HP. This one is easy. Low hanging fruit. For me, I bought an expensive gaming laptop that arrived defective. I asked for a replacement, they denied and required I send it in for repairs. Waited a month for them to tell me there isn’t a problem. Asked for a refund instead of having it shipped back. They said that’s not how it works, they have to send it back first. So I get it, with the defect still, and call to get a refund. They initially deny a refund due to being outside the refund period and offer a “buy back” credit. I had to spend an hour explaining why that’s not happening and why they’re going to give me a refund or expect to see me in court. Keep in mind, I hadn’t used this laptop more than an hour or two and it’s been shipped around and forth for two months. I did get my refund at least, but the headache was insane and I refuse to even look at HP products.
Adobe: Already said by others. For me, it’s because they charge an insane amount of money for barely-functional software. I used Affinity products instead.
Google: They cancel their services so quickly, it’s more like they’ve blacklisted ME. I refuse to pay for anything they offer in the event it will be discontinued in a year or two. RIP Play Music.

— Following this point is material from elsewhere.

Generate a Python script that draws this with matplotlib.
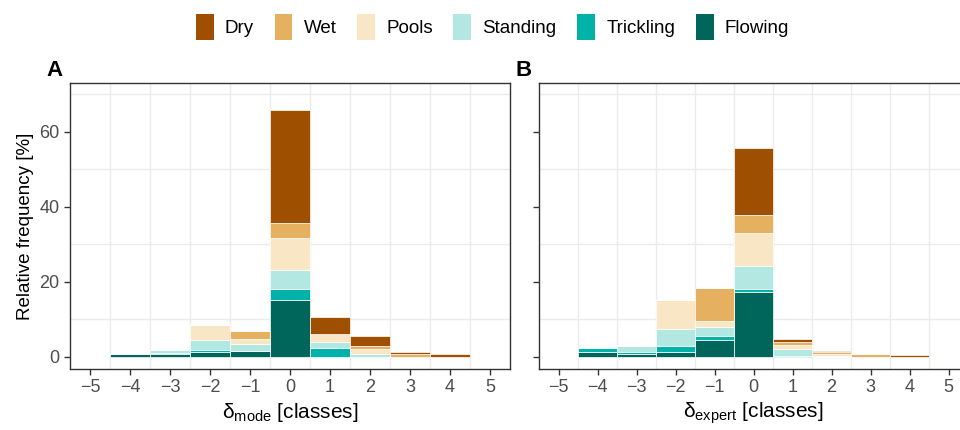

Amazon: Prices increase, service quality decreases, value decreases exponentially. The product I paid for at $79/year was far more superior to whatever Prime costs today. Mostly third party cheap trash. Unfortunately, and most likely by design, there are just a few specific reasons I’m forced to give Amazon money every so often. But at the very least, I’m making the highest conscious effort to avoid them.
I’ll update this if I come up with more.
Edit 1: Netflix: They keep removing quality content and increasing prices. Anti-consumer shit. They are both the reason I stopped pirating and considered starting again.
Any app that doesn’t require any backend to function.
If you ask for a subscription for an app without the need to support a backend… I won’t subscribe. I’ll find something else.
Mostly anything else is fine.
Though, if it’s something like a Note-Taking app where the cloud infrastructure for backups and sharing would cost pennies and you’re asking more than $1 a month, I’m out. Looking at you, Evernote. $64 a year to replace the built-in Notes app? No thanks.